Using data from the Keck Cosmic Web Imager, an animation has been created that “reveals a 3-D slice through a network of hydrogen gas filaments that crisscross the spaces between galaxies,” according to a W. M. Keck Observatory release. (Image credit: Caltech/R. Hurt (IPAC))

According to cosmological simulations, over 60% of the hydrogen that was created by the Big Bang roughly 13.8 billion years ago collapsed to form a sheet, which then broke apart to make the web of cosmic filaments we see today. These filaments connect galaxies and feed them gas for growth and star formation. Although circumstantial, previous research has also suggested that galaxies form where these threads cross paths.

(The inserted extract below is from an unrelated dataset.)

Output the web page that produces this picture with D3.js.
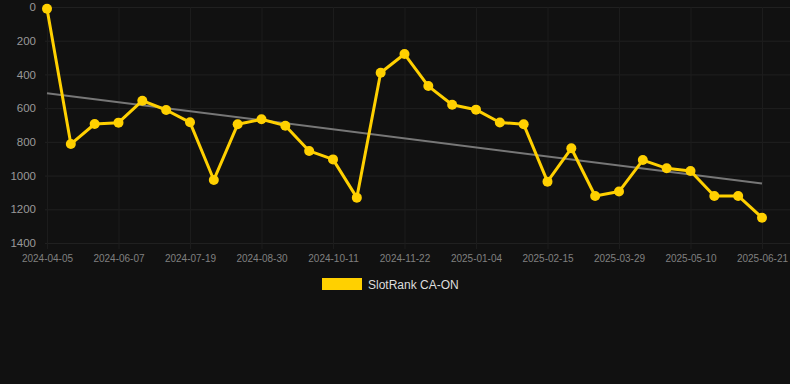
<!DOCTYPE html>
<html>
<head>
<meta charset="utf-8">
<script src="https://cdn.jsdelivr.net/npm/d3@7"></script>
<style>
    html, body { margin: 0; padding: 0; background: #111111; }
    svg { display: block; font-family: Arial, "Liberation Sans", sans-serif; }
</style>
</head>
<body>
<svg id="chart" width="790" height="384"></svg>
<script>
    'use strict';

    var dates = [
        '2024-04-05', '2024-04-26', '2024-05-17', '2024-06-07', '2024-06-21',
        '2024-07-05', '2024-07-19', '2024-08-02', '2024-08-16', '2024-08-30',
        '2024-09-13', '2024-09-27', '2024-10-11', '2024-10-25', '2024-11-08',
        '2024-11-22', '2024-12-06', '2024-12-20', '2025-01-04', '2025-01-18',
        '2025-02-01', '2025-02-15', '2025-03-01', '2025-03-15', '2025-03-29',
        '2025-04-12', '2025-04-26', '2025-05-10', '2025-05-24', '2025-06-07',
        '2025-06-21'
    ];

    var ranks = [
        10, 813, 694, 686, 556, 611, 684, 1026, 696, 666,
        704, 854, 904, 1131, 390, 279, 469, 580, 609, 685,
        696, 1036, 838, 1121, 1095, 908, 957, 973, 1121, 1121,
        1250
    ];

    var yTicks = [0, 200, 400, 600, 800, 1000, 1200, 1400];
    var seriesName = 'SlotRank CA-ON';

    (function() {
        var svg = d3.select('#chart');

        var plotLeft = 47,
            plotRight = 762,
            plotTop = 7,
            plotBottom = 243,
            gridColor = '#202020',
            lineColor = '#ffd000';

        var x = d3.scalePoint()
            .domain(dates)
            .range([plotLeft, plotRight]);

        var y = d3.scaleLinear()
            .domain([0, 1400])
            .range([plotTop, plotBottom]);

        // Horizontal grid + y labels
        var yAxis = d3.axisLeft(y)
            .tickValues(yTicks)
            .tickFormat(d3.format('d'))
            .tickSize(-(790 - 45))
            .tickPadding(9);

        svg.append('g')
            .attr('transform', 'translate(45, 0)')
            .call(yAxis)
            .call(g => g.select('.domain').remove())
            .call(g => g.selectAll('.tick line').attr('stroke', gridColor))
            .call(g => g.selectAll('.tick text')
                .attr('fill', '#999999')
                .attr('font-size', 11.5));

        // Vertical grid + x labels (every third date)
        var labelDates = dates.filter((d, i) => i % 3 === 0);
        var xAxis = d3.axisBottom(x)
            .tickValues(labelDates)
            .tickSize(-(plotBottom - plotTop) - 6)
            .tickPadding(4);

        svg.append('g')
            .attr('transform', `translate(0, ${plotBottom + 6})`)
            .call(xAxis)
            .call(g => g.select('.domain').remove())
            .call(g => g.selectAll('.tick line').attr('stroke', '#1c1c1c'))
            .call(g => g.selectAll('.tick text')
                .attr('y', 6)
                .attr('fill', '#808080')
                .attr('font-size', 10));

        // Trend line (least squares fit of the ranks)
        var n = ranks.length,
            meanI = d3.mean(ranks, (d, i) => i),
            meanV = d3.mean(ranks),
            sxy = d3.sum(ranks, (d, i) => (i - meanI) * (d - meanV)),
            sxx = d3.sum(ranks, (d, i) => (i - meanI) * (i - meanI)),
            slope = sxy / sxx,
            intercept = meanV - slope * meanI;

        svg.append('line')
            .attr('x1', x(dates[0]))
            .attr('y1', y(intercept))
            .attr('x2', x(dates[n - 1]))
            .attr('y2', y(intercept + slope * (n - 1)))
            .attr('stroke', '#777777')
            .attr('stroke-width', 2);

        // Series line
        var line = d3.line()
            .x((d, i) => x(dates[i]))
            .y(d => y(d));

        svg.append('path')
            .datum(ranks)
            .attr('fill', 'none')
            .attr('stroke', lineColor)
            .attr('stroke-width', 3)
            .attr('stroke-linejoin', 'round')
            .attr('d', line);

        svg.append('g')
            .selectAll('circle')
            .data(ranks)
            .join('circle')
            .attr('cx', (d, i) => x(dates[i]))
            .attr('cy', d => y(d))
            .attr('r', 5)
            .attr('fill', lineColor);

        // Legend
        var legend = svg.append('g')
            .attr('transform', 'translate(322, 278)');

        legend.append('rect')
            .attr('width', 40)
            .attr('height', 12)
            .attr('fill', lineColor);

        legend.append('text')
            .attr('x', 46)
            .attr('y', 10.5)
            .attr('fill', '#dddddd')
            .attr('font-size', 12)
            .text(seriesName);
    })();
</script>
</body>
</html>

To capture the latest image of these crisscrossing filaments, Martin and his team used the Keck Cosmic Web Imager based at the Keck Observatory perched atop the Mauna Kea volcano peak in Hawaii. The instrument was tuned to hunt down emissions from hydrogen gas, which is the main component of the cosmic web. The two-dimensional images produced by the instrument were later stacked to form a three-dimensional map based on where the emissions were detected as they emanated from the cosmic web, according to the new study.

“We are basically creating a 3D map of the cosmic web,” Martin said in the same statement. “We take spectra for every point in an image at [a] range of wavelengths, and the wavelengths translate to distance.”

To spot those faint emissions, his team had to first battle a homegrown problem: Light pollution. The dim light from the cosmic web can easily be confused with light permeating in the Hawaiian skies, atmospheric glow and even light from our own Milky Way galaxy.

So the team decided to take pictures of two different patches of the sky in which the cosmic web was considered to be at distinct distances. Then, the team took background light from one image and subtracted it from the other, and vice versa. The result left behind just the filamentary network of the web, as predicted by simulations in 2019, according to the new study, giving astronomers “a whole new way to study the universe,” Martin said.

Scientists say images like the ones captured by the new study can help them better understand how galaxies form and evolve across eons.

This research is described in a paper published Thursday (Sept. 28) in the journal Nature.